The ECJ is not to bound to follow the advocate general’s opinion, but does so in most of its rulings.
The verdict usually comes a few months after the advocate general speaks out.
Meanwhile, the Poland’s ruling nationalist and populist Law and Justice Party (PiS) has already used judicial reforms to go after judges it did not like for political reasons showed how real the problem was.
One of them, Igor Tuleya, is facing up to three years in prison on a disciplinary technicality after incurring PiS wrath.
The fact the Polish justice minister, Zbigniew Ziobro, was on the far right of even that government made matters worse.

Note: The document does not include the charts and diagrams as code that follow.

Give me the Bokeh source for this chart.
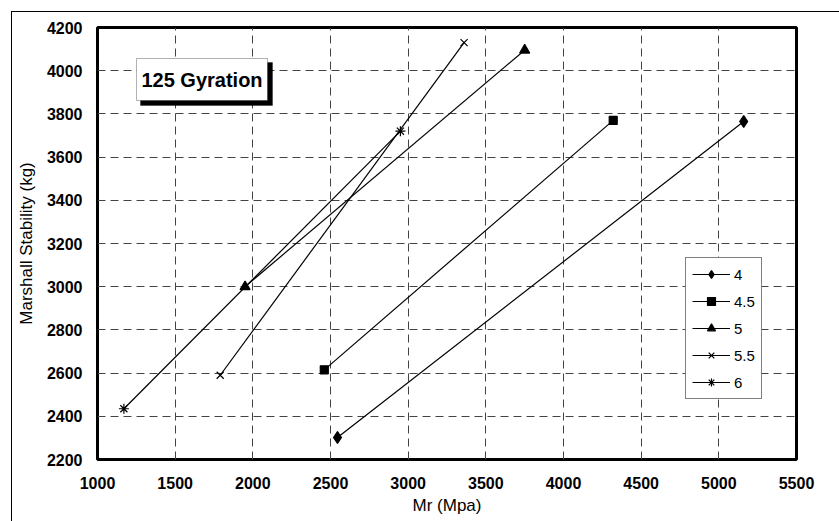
from bokeh.plotting import figure
from bokeh.models import Range1d, FixedTicker, BoxAnnotation, Label, Legend, LegendItem
from bokeh.embed import file_html
from bokeh.resources import INLINE

# ---- data ----
x_ticks = [1000, 1500, 2000, 2500, 3000, 3500, 4000, 4500, 5000, 5500]
y_ticks = [2200, 2400, 2600, 2800, 3000, 3200, 3400, 3600, 3800, 4000, 4200]
series_names = ["4", "4.5", "5", "5.5", "6"]
mr_4 = [2545, 5160]
ms_4 = [2302, 3765]
mr_45 = [2460, 4320]
ms_45 = [2615, 3770]
mr_5 = [1950, 3750]
ms_5 = [3000, 4095]
mr_55 = [1790, 3360]
ms_55 = [2590, 4130]
mr_6 = [1170, 2950]
ms_6 = [2435, 3720]
title_text = "125 Gyration"
x_title = "Mr (Mpa)"
y_title = "Marshall Stability (kg)"

FONT = "Liberation Sans"

p = figure(frame_width=699, frame_height=432,
           min_border_left=85, min_border_right=43, min_border_top=15, min_border_bottom=62,
           x_range=Range1d(x_ticks[0], x_ticks[-1]), y_range=Range1d(y_ticks[0], y_ticks[-1]),
           output_backend="svg", toolbar_location=None)
p.margin = (11, 0, 0, 11)
p.styles = {"border-left": "1px solid black", "border-top": "1px solid black"}
p.background_fill_color = "white"
p.border_fill_color = "white"
p.outline_line_color = "black"
p.outline_line_width = 3

for ax in (p.xaxis[0], p.yaxis[0]):
    ax.major_tick_in = 0
    ax.major_tick_out = 0
    ax.minor_tick_in = 0
    ax.minor_tick_out = 0
    ax.axis_line_color = None
    ax.major_label_text_font = FONT
    ax.major_label_text_font_style = "bold"
    ax.major_label_text_font_size = "16px"
    ax.major_label_text_color = "black"
    ax.axis_label_text_font = FONT
    ax.axis_label_text_font_style = "normal"
    ax.axis_label_text_font_size = "17px"
    ax.axis_label_text_color = "black"

p.xaxis.ticker = FixedTicker(ticks=x_ticks)
p.yaxis.ticker = FixedTicker(ticks=y_ticks)
p.xaxis.axis_label = x_title
p.yaxis.axis_label = y_title
p.xaxis.major_label_standoff = 17
p.yaxis.major_label_standoff = 15
p.xaxis.axis_label_standoff = 4
p.yaxis.axis_label_standoff = 8

for g in (p.xgrid[0], p.ygrid[0]):
    g.grid_line_color = "#444444"
    g.grid_line_dash = "8 5"
    g.grid_line_width = 1
p.xgrid.ticker = FixedTicker(ticks=x_ticks)
p.ygrid.ticker = FixedTicker(ticks=y_ticks)

items = []
specs = [
    (mr_4, ms_4, "diamond", 12),
    (mr_45, ms_45, "square", 8),
    (mr_5, ms_5, "triangle", 10),
    (mr_55, ms_55, "x", 10),
    (mr_6, ms_6, "asterisk", 10),
]
for name, (xs, ys, mk, sz) in zip(series_names, specs):
    r1 = p.line(xs, ys, line_color="black", line_width=1.2)
    r2 = p.scatter(xs, ys, marker=mk, size=sz, fill_color="black", line_color="black", line_width=1.2)
    items.append(LegendItem(label=name, renderers=[r1, r2]))

legend = Legend(items=items, location=(588, 60), orientation="vertical",
                label_text_font=FONT, label_text_font_size="15px", label_text_color="black",
                glyph_width=38, glyph_height=20, label_height=20, spacing=7,
                padding=6, margin=0, label_standoff=4,
                border_line_color="black", border_line_width=1,
                background_fill_color="white", background_fill_alpha=1)
p.add_layout(legend, "center")

# title box with shadow (screen units relative to frame)
shadow = BoxAnnotation(left=43, right=175, top=397, bottom=354,
                       left_units="screen", right_units="screen", top_units="screen", bottom_units="screen",
                       fill_color="black", fill_alpha=1, line_color="black", level="overlay")
box = BoxAnnotation(left=39, right=170, top=401, bottom=359,
                    left_units="screen", right_units="screen", top_units="screen", bottom_units="screen",
                    fill_color="white", fill_alpha=1, line_color="black", line_width=1, level="overlay")
p.add_layout(shadow)
p.add_layout(box)
lbl = Label(x=104.5, y=380, x_units="screen", y_units="screen", text=title_text,
            text_font=FONT, text_font_style="bold", text_font_size="20px",
            text_align="center", text_baseline="middle", text_color="black", level="overlay")
p.add_layout(lbl)

open("out.html", "w").write(file_html(p, INLINE))
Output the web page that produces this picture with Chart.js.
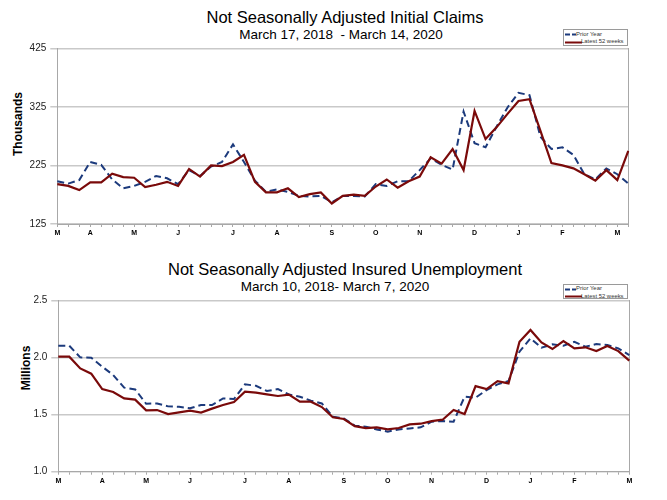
<!DOCTYPE html>
<html>
<head>
<meta charset="utf-8">
<script src="https://cdn.jsdelivr.net/npm/chart.js@4.4.1/dist/chart.umd.min.js"></script>
<style>
  html, body { margin: 0; padding: 0; background: #fff; overflow: hidden; }
  body { width: 667px; height: 500px; position: relative; font-family: 'Liberation Sans', Arial, sans-serif; color: #000; }
  canvas { position: absolute; left: 0; }
  .t { position: absolute; width: 400px; text-align: center; line-height: 1; white-space: pre; }
  .main { font-size: 16.5px; }
  .sub { font-size: 13.5px; }
  .ytitle { position: absolute; font-weight: bold; font-size: 12px; line-height: 1; white-space: nowrap; transform: translate(-50%, -50%) rotate(-90deg); }
  .legend { position: absolute; left: 563px; width: 65px; border: 1px solid #9a9a9a; background: #fff; font-size: 5.9px; color: #333; box-sizing: border-box; }
  .row { position: relative; height: 7.5px; line-height: 7.5px; white-space: nowrap; }
  .row svg { position: absolute; left: 1px; top: 2.5px; }
  .row span { position: absolute; top: 0; }
</style>
</head>
<body>
<div class="t main" style="left:145px; top:9px;">Not Seasonally Adjusted Initial Claims</div>
<div class="t sub" style="left:141px; top:27.5px;">March 17, 2018  - March 14, 2020</div>
<div class="ytitle" style="left:17.7px; top:124px;">Thousands</div>
<div class="legend" style="top:29px; height:16.5px; padding-top:0.5px;">
  <div class="row"><svg width="12" height="3"><line x1="0" y1="1.5" x2="11" y2="1.5" stroke="#1c3a7c" stroke-width="2" stroke-dasharray="5,2"/></svg><span style="left:12px;">Prior Year</span></div>
  <div class="row"><svg width="17" height="3"><line x1="0" y1="1.5" x2="17" y2="1.5" stroke="#7a0a0a" stroke-width="2"/></svg><span style="left:17px;">Latest 52 weeks</span></div>
</div>
<canvas id="claims" width="667" height="252" style="top:0;"></canvas>

<div class="t main" style="left:145px; top:261.3px;">Not Seasonally Adjusted Insured Unemployment</div>
<div class="t sub" style="left:135px; top:279.9px;">March 10, 2018- March 7, 2020</div>
<div class="ytitle" style="left:26.2px; top:368px;">Millions</div>
<div class="legend" style="top:284.3px; height:15px; padding-top:0px;">
  <div class="row"><svg width="12" height="3"><line x1="0" y1="1.5" x2="11" y2="1.5" stroke="#1c3a7c" stroke-width="2" stroke-dasharray="5,2"/></svg><span style="left:12px;">Prior Year</span></div>
  <div class="row"><svg width="17" height="3"><line x1="0" y1="1.5" x2="17" y2="1.5" stroke="#7a0a0a" stroke-width="2"/></svg><span style="left:17px;">Latest 52 weeks</span></div>
</div>
<canvas id="insured" width="667" height="248" style="top:252px;"></canvas>

<script>
const FONT = "'Liberation Sans', Arial, sans-serif";
const RED = '#7a0a0a';
const BLUE = '#1c3a7c';
const GRID = '#c9c9c9';
const AXIS = '#a8a8a8';

// weekly tick labels, Mar 17 2018 .. Mar 14 2020
const claimsWeeks = [
  'M', '', '', 'A', '', '', '', 'M', '', '', '', 'J', '', '', '', '', 'J', '', '', '', 'A', '', '', '', '', 'S',
  '', '', '', 'O', '', '', '', 'N', '', '', '', '', 'D', '', '', '', 'J', '', '', '', 'F', '', '', '', '', 'M', '',
];
const claimsLatest = [
  193, 190, 183, 196, 196, 211, 205, 204, 188, 192, 197, 190, 219, 206, 225, 224, 231, 243, 197, 179, 179, 186, 171, 176, 179, 160,
  173, 175, 173, 189, 201, 187, 198, 206, 239, 228, 253, 217, 318, 270, 290, 313, 335, 338, 284, 229, 225, 220, 210, 199, 217, 200, 250,
];
const claimsPrior = [
  198, 194, 200, 231, 226, 201, 186, 190, 197, 207, 203, 193, 217, 207, 223, 231, 261, 231, 199, 180, 184, 180, 173, 172, 173, 162,
  173, 173, 172, 193, 190, 198, 198, 217, 237, 226, 218, 317, 263, 256, 291, 324, 349, 345, 274, 253, 256, 243, 210, 201, 220, 210, 194,
];

// weekly tick labels, Mar 10 2018 .. Mar 7 2020
const insuredWeeks = [
  'M', '', '', '', 'A', '', '', '', 'M', '', '', '', 'J', '', '', '', '', 'J', '', '', '', 'A', '', '', '', '', 'S',
  '', '', '', 'O', '', '', '', 'N', '', '', '', '', 'D', '', '', '', 'J', '', '', '', 'F', '', '', '', '', 'M',
];
const insuredLatest = [
  2.009, 2.009, 1.906, 1.86, 1.725, 1.699, 1.643, 1.632, 1.538, 1.541, 1.506, 1.52, 1.535, 1.518, 1.553, 1.585, 1.611, 1.702,
  1.693, 1.678, 1.664, 1.676, 1.614, 1.614, 1.567, 1.477, 1.462, 1.40, 1.383, 1.389, 1.371, 1.383, 1.415, 1.421, 1.444, 1.456,
  1.541, 1.506, 1.751, 1.725, 1.795, 1.775, 2.14, 2.243, 2.134, 2.076, 2.146, 2.082, 2.091, 2.058, 2.102, 2.058, 1.974,
];
const insuredPrior = [
  2.105, 2.105, 2.003, 2.0, 1.921, 1.848, 1.737, 1.722, 1.596, 1.599, 1.573, 1.57, 1.556, 1.585, 1.585, 1.643, 1.637, 1.766,
  1.754, 1.708, 1.725, 1.678, 1.658, 1.623, 1.599, 1.482, 1.468, 1.404, 1.395, 1.371, 1.351, 1.371, 1.38, 1.389, 1.439, 1.444,
  1.439, 1.658, 1.649, 1.716, 1.766, 1.795, 2.053, 2.17, 2.088, 2.117, 2.105, 2.14, 2.096, 2.12, 2.111, 2.082, 2.023,
];

function makeChart(id, labels, latest, prior, yScale, pad) {
  return new Chart(document.getElementById(id), {
    type: 'line',
    data: {
      labels,
      datasets: [
        { label: 'Latest 52 weeks', data: latest, borderColor: RED, borderWidth: 2.2, pointRadius: 0, tension: 0, fill: false },
        { label: 'Prior Year', data: prior, borderColor: BLUE, borderWidth: 2, borderDash: [7, 4], pointRadius: 0, tension: 0, fill: false },
      ],
    },
    options: {
      responsive: false,
      animation: false,
      events: [],
      layout: { padding: pad },
      plugins: { legend: { display: false }, tooltip: { enabled: false }, title: { display: false } },
      scales: {
        x: {
          grid: { drawOnChartArea: false, color: AXIS, tickLength: 3 },
          border: { color: AXIS, width: 1 },
          ticks: { autoSkip: false, maxRotation: 0, padding: 2, color: '#000', font: { family: FONT, size: 7, weight: 'bold' } },
          afterFit: (s) => { s.height = 14; },
        },
        y: {
          min: yScale.min,
          max: yScale.max,
          ticks: { stepSize: yScale.step, padding: 4, color: '#222', font: { family: FONT, size: 10 }, callback: yScale.fmt },
          grid: { color: GRID, lineWidth: 1.5, tickLength: 7 },
          border: { color: AXIS, width: 1 },
          afterFit: (s) => { s.width = 57.3; },
        },
        y2: {
          position: 'right',
          min: yScale.min,
          max: yScale.max,
          ticks: { display: false },
          grid: { display: false },
          border: { color: AXIS, width: 1 },
          afterFit: (s) => { s.width = 0; },
        },
      },
    },
  });
}

makeChart('claims', claimsWeeks, claimsLatest, claimsPrior,
  { min: 125, max: 425, step: 100, fmt: (v) => String(v) },
  { top: 48.3, right: 38.7, bottom: 14, left: 0 });

makeChart('insured', insuredWeeks, insuredLatest, insuredPrior,
  { min: 1.0, max: 2.5, step: 0.5, fmt: (v) => v.toFixed(1) },
  { top: 48.7, right: 37.7, bottom: 14.3, left: 1 });
</script>
</body>
</html>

Some EU countries, such as Ireland and the Netherlands, have halted extraditions to Poland due to fears that rule of law had broken down.
And the European Commission has launched a string of ECJ challenges as well as sanctions proceedings to try to stop the PiS juggernaut.
The ECJ case was brought to Luxembourg by a district court in Warsaw to raise the alarm.
But Polish judicial reforms are also trying to gag judges from referring questions to the EU tribunal.
And government-loyal judges on Poland’s constitutional tribunal are currently deliberating whether Polish law or EU law has primacy in the country, in a ruling which could cause a legal crisis for Poland’s EU membership.